Latest update March 25th, 2025 7:08 AM
Dec 25, 2015 News
While most public servants are rejoicing, enjoying the Christmas season, thanks to the tax-free $50,000 bonus, members of the Joint Services are fuming at not receiving the extra month salary they had grown accustomed to under the arrangement with the previous government.
Since the beginning of the 2002 crime wave, ranks of the Joint Services, namely the Guyana Defence Force, the Guyana Fire Service, the Guyana Police Force and the Guyana Prison Service, have been gifted a tax-free one month salary bonus, and this year they expected no less.
But with a new administration in place that arrangement came to a screeching halt, leaving some ranks in a quandary. This is despite them receiving a small retroactive salary increase earlier this year and the recently paid out $50,000 bonus.

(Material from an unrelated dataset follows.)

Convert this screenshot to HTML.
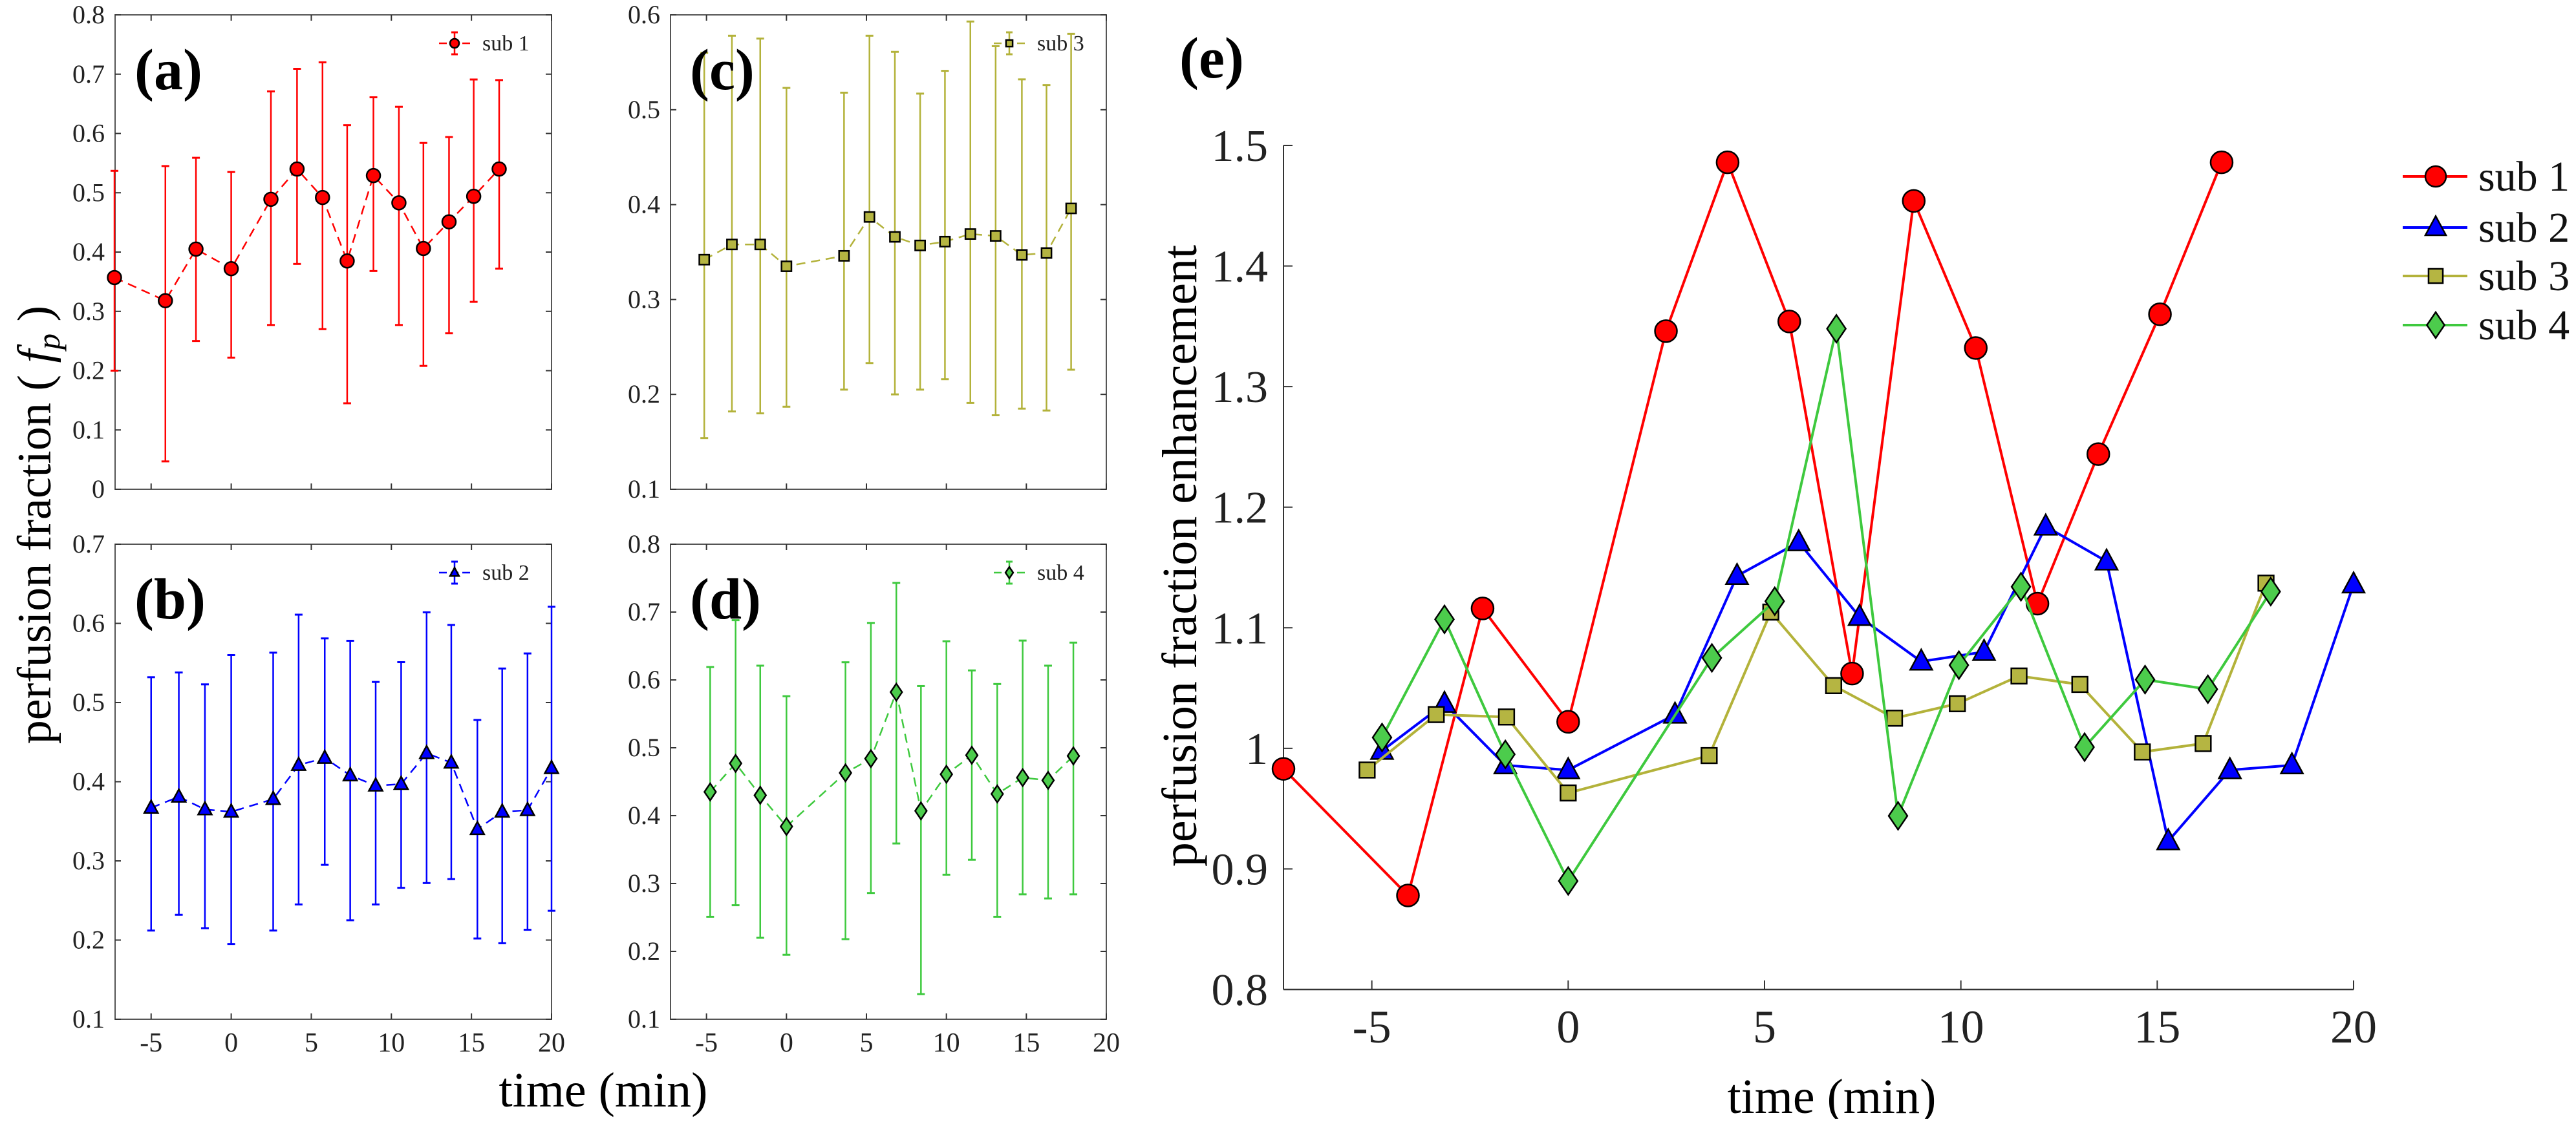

The first hint that something was amiss was at the Guyana Police Force breakfast, when some of the officers tried to ‘pick President David Granger’s mouth’ on the payout. But the President gave nothing away.
They waited anxiously for the Commander-in-Chief, President Granger, to make the announcement at the annual Christmas Luncheon for Officers of the Guyana Defence Force. But the President not only did not make the announcement, he did not show up, choosing to go to Bartica instead.
“Many ranks, maybe foolishly, had made plans for the one-month salary bonus, since they had grown accustomed to it over the years. So when they did not get it, it was obviously disappointing,” a senior police officer stated.
But many are questioning why the Joint Services should benefit more than the other Public Servants, including teachers and nurses. The answer from the ranks is that, “we have to make more sacrifices, like risking our lives and being far away from our families.”
The biggest losers though are the senior officers, with their “big salaries”.
But that is not lost on the junior ranks, who feel that poetic justice has been served.
“It’s time for the officers to holler now. I want them to see how we the junior ranks feel when we have to make do with the pittance we are paid,” a Lance Corporal of Police told this newspaper.
His sentiments were echoed by several other junior ranks who felt that President Granger did the right thing.
“They (officers) shouldn’t cry; the $50,000 share equal. They should just enjoy what we the small man does enjoy. Maybe then they will see how we survive on our salaries. But then again they does collect they own in ‘envelopes’,” another Constable stated.
Some ranks are of the opinion that President Granger, being a former military man, would have been able to relate to the plight of the members of the armed forces. But while he might have disappointed them this Christmas, he did promise betterment in the coming years.